Please repeat the records exactly from their first line, finishing at the line containing "from matplotlib.ticker import" and including it.

Listed records:
--------------------------------

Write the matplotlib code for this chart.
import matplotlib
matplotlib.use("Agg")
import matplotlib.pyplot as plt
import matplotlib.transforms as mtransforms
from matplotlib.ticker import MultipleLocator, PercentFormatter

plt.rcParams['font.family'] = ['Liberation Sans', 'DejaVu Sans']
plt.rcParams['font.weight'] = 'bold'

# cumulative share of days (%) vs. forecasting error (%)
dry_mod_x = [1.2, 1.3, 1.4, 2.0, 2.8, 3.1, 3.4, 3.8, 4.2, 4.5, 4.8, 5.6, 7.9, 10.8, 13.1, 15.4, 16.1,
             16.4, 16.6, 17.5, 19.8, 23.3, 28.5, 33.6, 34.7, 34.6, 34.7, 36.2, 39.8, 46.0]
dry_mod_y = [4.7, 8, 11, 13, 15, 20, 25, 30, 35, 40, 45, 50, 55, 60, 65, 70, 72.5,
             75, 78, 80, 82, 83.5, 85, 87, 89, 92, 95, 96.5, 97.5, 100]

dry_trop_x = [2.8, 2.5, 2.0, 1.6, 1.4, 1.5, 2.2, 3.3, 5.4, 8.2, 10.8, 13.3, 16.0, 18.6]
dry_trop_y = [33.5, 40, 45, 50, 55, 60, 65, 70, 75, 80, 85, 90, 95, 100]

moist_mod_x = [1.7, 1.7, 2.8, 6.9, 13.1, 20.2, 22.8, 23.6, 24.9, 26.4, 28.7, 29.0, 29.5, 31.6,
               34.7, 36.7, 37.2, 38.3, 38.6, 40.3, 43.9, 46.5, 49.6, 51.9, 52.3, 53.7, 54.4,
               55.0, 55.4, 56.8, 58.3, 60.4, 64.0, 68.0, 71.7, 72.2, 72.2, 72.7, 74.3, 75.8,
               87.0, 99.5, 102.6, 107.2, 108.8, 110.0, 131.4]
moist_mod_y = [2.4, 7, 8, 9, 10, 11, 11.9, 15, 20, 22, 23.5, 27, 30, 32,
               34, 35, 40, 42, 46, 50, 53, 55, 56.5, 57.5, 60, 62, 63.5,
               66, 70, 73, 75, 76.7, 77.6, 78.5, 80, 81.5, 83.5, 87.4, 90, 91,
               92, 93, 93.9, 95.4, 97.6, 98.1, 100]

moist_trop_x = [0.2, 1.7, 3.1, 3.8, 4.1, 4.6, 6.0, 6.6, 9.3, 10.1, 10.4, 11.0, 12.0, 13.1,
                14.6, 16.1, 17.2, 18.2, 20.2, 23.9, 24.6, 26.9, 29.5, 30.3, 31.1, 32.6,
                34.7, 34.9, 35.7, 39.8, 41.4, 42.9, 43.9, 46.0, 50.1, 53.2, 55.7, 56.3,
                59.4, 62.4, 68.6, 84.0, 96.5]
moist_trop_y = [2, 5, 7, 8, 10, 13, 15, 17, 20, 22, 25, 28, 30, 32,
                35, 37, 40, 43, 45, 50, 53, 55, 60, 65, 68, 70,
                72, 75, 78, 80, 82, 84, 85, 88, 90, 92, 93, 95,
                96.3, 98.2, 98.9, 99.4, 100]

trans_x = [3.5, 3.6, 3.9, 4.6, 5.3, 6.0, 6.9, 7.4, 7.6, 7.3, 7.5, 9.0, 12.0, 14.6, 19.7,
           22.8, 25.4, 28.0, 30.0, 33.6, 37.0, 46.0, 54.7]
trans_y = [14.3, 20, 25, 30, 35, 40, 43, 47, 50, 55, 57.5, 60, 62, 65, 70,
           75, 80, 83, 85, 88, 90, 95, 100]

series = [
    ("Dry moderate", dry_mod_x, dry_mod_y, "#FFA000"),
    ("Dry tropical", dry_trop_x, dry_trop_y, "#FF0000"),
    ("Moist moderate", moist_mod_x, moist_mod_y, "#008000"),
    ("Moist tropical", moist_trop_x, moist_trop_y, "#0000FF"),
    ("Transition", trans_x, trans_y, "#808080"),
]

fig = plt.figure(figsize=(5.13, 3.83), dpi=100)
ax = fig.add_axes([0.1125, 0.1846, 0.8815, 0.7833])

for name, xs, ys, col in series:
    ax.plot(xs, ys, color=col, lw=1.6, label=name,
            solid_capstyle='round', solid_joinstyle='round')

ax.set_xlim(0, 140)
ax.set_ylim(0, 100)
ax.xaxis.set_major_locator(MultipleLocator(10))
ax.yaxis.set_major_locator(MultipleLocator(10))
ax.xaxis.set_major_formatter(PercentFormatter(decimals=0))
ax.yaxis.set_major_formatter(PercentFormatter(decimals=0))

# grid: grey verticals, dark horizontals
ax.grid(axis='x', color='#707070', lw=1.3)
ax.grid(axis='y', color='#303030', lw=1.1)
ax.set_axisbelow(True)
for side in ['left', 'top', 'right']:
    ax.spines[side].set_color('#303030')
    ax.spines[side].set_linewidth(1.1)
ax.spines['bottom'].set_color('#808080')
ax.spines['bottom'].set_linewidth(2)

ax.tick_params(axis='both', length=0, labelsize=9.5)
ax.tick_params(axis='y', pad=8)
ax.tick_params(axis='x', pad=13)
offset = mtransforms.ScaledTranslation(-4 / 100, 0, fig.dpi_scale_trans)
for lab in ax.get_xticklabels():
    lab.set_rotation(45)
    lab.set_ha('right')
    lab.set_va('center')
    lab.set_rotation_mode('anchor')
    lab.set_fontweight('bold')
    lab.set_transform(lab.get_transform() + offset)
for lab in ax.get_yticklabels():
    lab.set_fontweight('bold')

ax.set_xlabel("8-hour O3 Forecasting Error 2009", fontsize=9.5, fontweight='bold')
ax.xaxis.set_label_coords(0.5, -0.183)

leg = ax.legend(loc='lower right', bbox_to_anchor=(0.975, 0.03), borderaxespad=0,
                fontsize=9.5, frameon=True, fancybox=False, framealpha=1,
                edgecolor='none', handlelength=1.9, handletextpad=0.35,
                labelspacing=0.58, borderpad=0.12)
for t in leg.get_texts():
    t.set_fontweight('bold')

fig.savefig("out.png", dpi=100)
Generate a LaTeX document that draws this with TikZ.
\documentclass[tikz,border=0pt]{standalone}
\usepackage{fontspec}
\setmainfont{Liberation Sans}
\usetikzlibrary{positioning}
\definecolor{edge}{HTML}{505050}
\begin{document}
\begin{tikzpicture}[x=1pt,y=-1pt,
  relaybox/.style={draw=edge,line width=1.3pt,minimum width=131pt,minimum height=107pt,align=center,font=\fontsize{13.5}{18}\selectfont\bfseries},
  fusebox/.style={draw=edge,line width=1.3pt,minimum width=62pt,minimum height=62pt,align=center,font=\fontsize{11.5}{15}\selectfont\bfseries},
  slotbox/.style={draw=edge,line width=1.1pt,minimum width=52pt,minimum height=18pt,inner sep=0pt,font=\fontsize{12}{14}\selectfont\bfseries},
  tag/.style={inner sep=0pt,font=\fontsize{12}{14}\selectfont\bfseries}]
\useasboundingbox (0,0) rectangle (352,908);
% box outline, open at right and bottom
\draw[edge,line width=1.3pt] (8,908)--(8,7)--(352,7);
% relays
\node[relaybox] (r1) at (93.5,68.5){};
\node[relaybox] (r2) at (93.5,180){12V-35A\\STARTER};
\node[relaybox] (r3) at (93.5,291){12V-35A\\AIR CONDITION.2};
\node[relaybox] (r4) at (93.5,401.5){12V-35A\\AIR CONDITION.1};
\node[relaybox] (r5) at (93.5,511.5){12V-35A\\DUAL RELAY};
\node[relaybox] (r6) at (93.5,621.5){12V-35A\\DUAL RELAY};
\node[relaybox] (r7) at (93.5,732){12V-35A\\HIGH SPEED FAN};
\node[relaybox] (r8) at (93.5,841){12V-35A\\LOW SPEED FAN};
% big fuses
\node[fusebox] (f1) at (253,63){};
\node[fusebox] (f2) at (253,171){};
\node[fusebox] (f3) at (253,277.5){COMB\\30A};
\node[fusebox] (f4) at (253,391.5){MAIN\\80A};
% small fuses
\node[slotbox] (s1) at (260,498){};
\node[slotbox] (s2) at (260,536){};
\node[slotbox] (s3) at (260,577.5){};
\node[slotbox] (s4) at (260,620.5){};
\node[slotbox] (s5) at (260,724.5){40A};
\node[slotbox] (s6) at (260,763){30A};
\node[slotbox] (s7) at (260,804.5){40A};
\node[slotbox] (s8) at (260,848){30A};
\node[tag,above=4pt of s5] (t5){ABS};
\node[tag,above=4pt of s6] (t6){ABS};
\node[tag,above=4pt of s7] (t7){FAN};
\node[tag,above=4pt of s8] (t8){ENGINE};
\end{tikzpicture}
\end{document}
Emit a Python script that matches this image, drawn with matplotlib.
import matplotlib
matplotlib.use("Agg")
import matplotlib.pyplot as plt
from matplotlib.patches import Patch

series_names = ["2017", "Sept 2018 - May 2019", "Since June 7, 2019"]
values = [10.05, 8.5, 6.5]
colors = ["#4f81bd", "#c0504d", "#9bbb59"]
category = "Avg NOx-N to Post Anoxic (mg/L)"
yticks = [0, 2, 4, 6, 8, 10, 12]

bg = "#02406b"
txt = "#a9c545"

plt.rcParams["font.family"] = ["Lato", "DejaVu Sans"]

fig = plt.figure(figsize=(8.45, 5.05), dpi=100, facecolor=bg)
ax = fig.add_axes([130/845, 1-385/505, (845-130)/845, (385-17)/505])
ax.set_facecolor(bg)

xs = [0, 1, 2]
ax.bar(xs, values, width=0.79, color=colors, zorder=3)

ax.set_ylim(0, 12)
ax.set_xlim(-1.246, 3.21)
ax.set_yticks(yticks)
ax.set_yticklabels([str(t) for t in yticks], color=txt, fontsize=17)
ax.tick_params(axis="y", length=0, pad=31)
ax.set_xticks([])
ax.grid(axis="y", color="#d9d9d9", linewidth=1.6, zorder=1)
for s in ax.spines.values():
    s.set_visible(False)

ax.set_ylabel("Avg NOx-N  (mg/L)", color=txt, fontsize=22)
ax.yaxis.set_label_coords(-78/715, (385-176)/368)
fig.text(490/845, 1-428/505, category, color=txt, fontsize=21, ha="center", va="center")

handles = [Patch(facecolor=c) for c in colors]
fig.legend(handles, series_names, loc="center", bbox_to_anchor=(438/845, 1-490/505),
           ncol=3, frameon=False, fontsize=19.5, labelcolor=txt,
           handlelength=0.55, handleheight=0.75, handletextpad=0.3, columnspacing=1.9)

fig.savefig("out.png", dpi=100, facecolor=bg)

--------------------------------

Solution to this problem:
Write the matplotlib code for this chart.
import matplotlib
matplotlib.use("Agg")
import matplotlib.pyplot as plt
import matplotlib.transforms as mtransforms
from matplotlib.ticker import MultipleLocator, PercentFormatter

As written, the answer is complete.